What you have to do :: Copy exactly, and only, the lines below from the first through the one containing "from matplotlib.ticker import MultipleLocator", both included; pictures are omitted.
────
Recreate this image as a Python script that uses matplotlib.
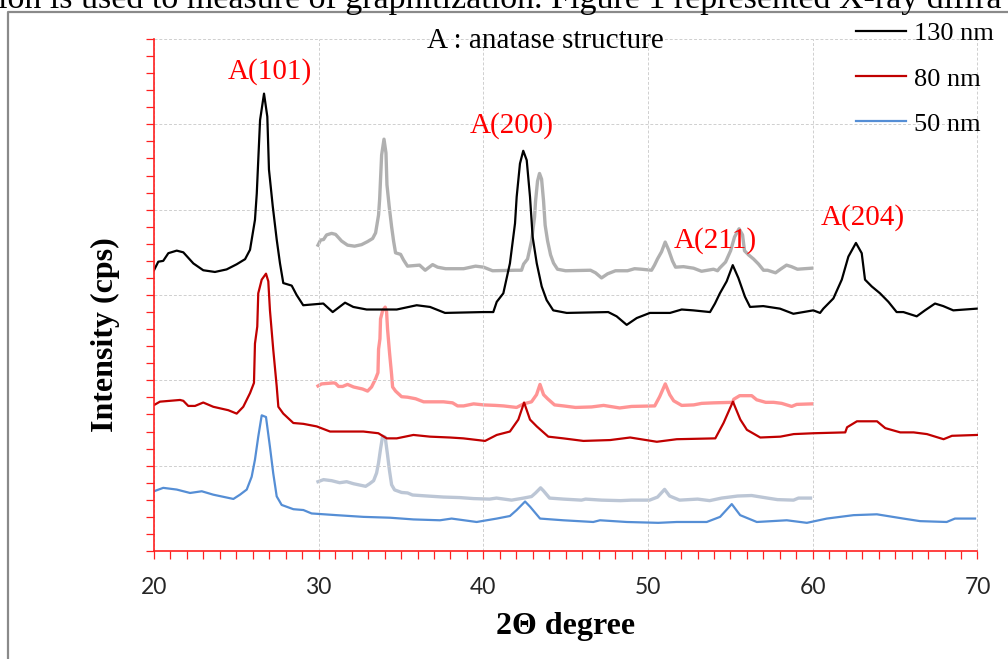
import matplotlib
matplotlib.use('Agg')
import matplotlib.pyplot as plt
from matplotlib.lines import Line2D
from matplotlib.ticker import MultipleLocator

# ─── DATA ────────────────────────────────────────────
x_130 = [20.0, 20.26, 20.56, 20.87, 21.38, 21.78, 22.39, 22.99, 23.70, 24.41,
         25.02, 25.53, 25.83, 26.13, 26.24, 26.33, 26.44, 26.68, 26.88, 26.98,
         27.21, 27.45, 27.65, 27.85, 28.36, 28.66, 29.06, 29.67, 30.28, 30.85,
         31.60, 32.10, 32.91, 34.74, 35.95, 36.76, 37.67, 39.99, 40.60, 40.81,
         41.21, 41.61, 41.92, 42.02, 42.22, 42.42, 42.63, 42.83, 42.99, 43.24,
         43.54, 43.84, 44.24, 45.06, 47.58, 48.09, 48.70, 49.31, 50.11, 51.33,
         52.04, 52.74, 53.76, 54.06, 54.36, 54.77, 55.14, 55.48, 55.88, 56.19,
         56.99, 58.01, 58.82, 60.03, 60.44, 60.64, 61.25, 61.76, 62.16, 62.62,
         62.97, 63.17, 63.58, 64.08, 64.59, 65.09, 65.50, 66.31, 66.81, 67.42,
         67.92, 68.53, 69.95]
y_130 = [329, 339, 340, 349, 352, 350, 337, 329, 327, 330,
         336, 342, 353, 388, 419, 458, 505, 536, 509, 447,
         404, 365, 337, 314, 311, 300, 288, 289, 290, 280,
         291, 286, 283, 283, 288, 286, 279, 280, 280, 292,
         302, 337, 384, 415, 454, 469, 458, 415, 368, 337,
         310, 294, 282, 279, 280, 275, 265, 273, 279, 279,
         283, 282, 280, 290, 302, 316, 335, 320, 298, 286,
         287, 284, 278, 282, 279, 284, 296, 318, 345, 361,
         349, 318, 310, 302, 292, 280, 280, 275, 282, 290,
         287, 282, 284]

x_80 = [20.0, 20.36, 21.58, 21.78, 22.08, 22.49, 22.99, 23.60, 24.51, 25.02,
        25.42, 25.83, 26.07, 26.13, 26.27, 26.33, 26.54, 26.80, 26.94, 27.04,
        27.24, 27.45, 27.55, 27.85, 28.46, 29.07, 29.88, 30.69, 31.70, 32.71,
        33.62, 34.13, 34.74, 35.75, 36.76, 37.97, 38.78, 40.10, 40.81, 41.61,
        42.12, 42.47, 42.83, 43.24, 43.94, 44.85, 46.07, 47.69, 48.91, 50.53,
        51.74, 54.08, 54.58, 55.15, 55.60, 56.00, 56.81, 58.03, 58.84, 60.05,
        61.97, 62.08, 62.68, 63.90, 64.40, 65.31, 66.12, 66.93, 67.94, 68.45,
        70.0]
y_80 = [171, 175, 177, 176, 170, 170, 174, 169, 165, 161,
        169, 185, 197, 243, 263, 302, 318, 325, 316, 282,
        236, 193, 169, 161, 150, 149, 146, 140, 140, 140,
        138, 132, 132, 136, 134, 133, 132, 129, 136, 140,
        154, 174, 154, 146, 134, 132, 129, 130, 133, 128,
        131, 132, 150, 175, 154, 142, 133, 134, 137, 138,
        139, 145, 152, 152, 144, 139, 139, 137, 131, 135,
        136]

x_50 = [20.0, 20.56, 21.38, 22.19, 22.90, 23.60, 24.82, 25.22, 25.63, 25.93,
        26.13, 26.33, 26.54, 26.80, 27.04, 27.24, 27.45, 27.75, 28.46, 29.07,
        29.57, 31.09, 32.71, 34.33, 35.75, 37.36, 38.07, 39.59, 40.81, 41.61,
        42.02, 42.53, 42.83, 43.44, 44.85, 46.67, 47.08, 48.70, 50.62, 51.74,
        53.56, 54.37, 55.08, 55.59, 56.60, 58.42, 59.64, 60.85, 62.47, 63.89,
        65.50, 66.51, 68.13, 68.63, 69.85]
y_50 = [70, 74, 72, 68, 70, 66, 61, 66, 72, 87,
        107, 134, 159, 157, 122, 91, 64, 54, 49, 48,
        44, 42, 40, 39, 37, 36, 38, 34, 38, 41,
        48, 58, 52, 38, 36, 34, 36, 34, 33, 34,
        34, 40, 55, 42, 34, 36, 33, 38, 42, 43,
        38, 35, 34, 38, 38]

labels = ['130 nm', '80 nm', '50 nm']
colors = ['black', '#c00000', '#558ed5']
ghost_colors = ['#b0b0b0', '#ff9494', '#bcc6d5']
ghost_shift = [0, -117, -203]   # faint shifted copy of the same scans

peak_names = ['A(101)', 'A(200)', 'A(211)', 'A(204)']
peak_x = [27.04, 41.7, 54.07, 63.04]
peak_y = [554, 490, 355, 382]

x_ticks = [20, 30, 40, 50, 60, 70]

top_line = "ion is used to measure of graphitization. Figure 1 represented X-ray diffra"

# ─── FIGURE ──────────────────────────────────────────
W, H = 1008, 659
fig = plt.figure(figsize=(W / 100, H / 100), dpi=100, facecolor='white')

series = [(x_130, y_130), (x_80, y_80), (x_50, y_50)]

# faint copy, scaled 0.6 and offset
ax_g = fig.add_axes([318 / W, 1 - 413.6 / H, 494 / W, 307.2 / H])
ax_g.set_xlim(20, 70)
ax_g.set_ylim(0, 600)
ax_g.axis('off')
ax_g.patch.set_alpha(0)
for (xs, ys), c, s in zip(series, ghost_colors, ghost_shift):
    ax_g.plot(xs, [v + s for v in ys], color=c, lw=2.4, clip_on=False,
              solid_joinstyle='round')

ax = fig.add_axes([154 / W, 1 - 551 / H, 823.5 / W, 512 / H])
ax.patch.set_alpha(0)
for (xs, ys), c, lab in zip(series, colors, labels):
    ax.plot(xs, ys, color=c, lw=1.6, label=lab, solid_joinstyle='round')

ax.set_xlim(20, 70)
ax.set_ylim(0, 600)
ax.set_xticks(x_ticks)
ax.set_xticklabels([str(t) for t in x_ticks], fontsize=16.5, family='Lato',
                   color='#262626')
ax.xaxis.set_minor_locator(MultipleLocator(1))
ax.yaxis.set_major_locator(MultipleLocator(100))
ax.yaxis.set_minor_locator(MultipleLocator(20))
ax.set_yticklabels([])
ax.tick_params(which='both', direction='out', color='#ff2020', length=5.5, width=0.9)
ax.tick_params(axis='x', which='major', pad=13)

for side in ['top', 'right']:
    ax.spines[side].set_visible(False)
for side in ['left', 'bottom']:
    ax.spines[side].set_color('#ff2020')
    ax.spines[side].set_linewidth(1.2)

ax.grid(True, which='major', color='#cfcfcf', linestyle=(0, (3, 2)), linewidth=0.7)

# peak labels
for name, px, py in zip(peak_names, peak_x, peak_y):
    ax.text(px, py, name, color='#ff0000', fontsize=21, family='Liberation Serif',
            ha='center', va='baseline')
ax.text(43.74, 589, 'A : anatase structure', color='black', fontsize=21,
        family='Liberation Serif', ha='center', va='baseline')

# legend
ax.legend(loc='upper left', bbox_to_anchor=(856 / W, 1 - 22 / H),
          bbox_transform=fig.transFigure, frameon=False, borderpad=0,
          borderaxespad=0, handlelength=1.9, handletextpad=0.3, labelspacing=0.82,
          prop={'family': 'Liberation Serif', 'size': 19})

# axis titles
fig.text(105 / W, 1 - 335 / H, 'Intensity (cps)', rotation=90, ha='center', va='center',
         fontsize=23, fontweight='bold', family='Liberation Serif')
fig.text(566 / W, 1 - 634 / H, '2Θ degree', ha='center', va='baseline',
         fontsize=23, fontweight='bold', family='Liberation Serif')

# page text above the figure (cut by the screenshot) and the frame of the figure
fig.text(-0.002, 1 - 8 / H, top_line, ha='left', va='baseline', fontsize=24.5,
         family='Liberation Serif')
fig.add_artist(Line2D([8 / W, 8 / W, 1.0], [0, 1 - 12 / H, 1 - 12 / H],
                      transform=fig.transFigure, color='#8a8a8a', lw=1.6))

plt.savefig('out.png', dpi=100, facecolor='white')
plt.close()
────
Result below ::
Recreate this image as a Python script that uses matplotlib.
import matplotlib
matplotlib.use('Agg')
import matplotlib.pyplot as plt
from matplotlib.lines import Line2D
from matplotlib.ticker import MultipleLocator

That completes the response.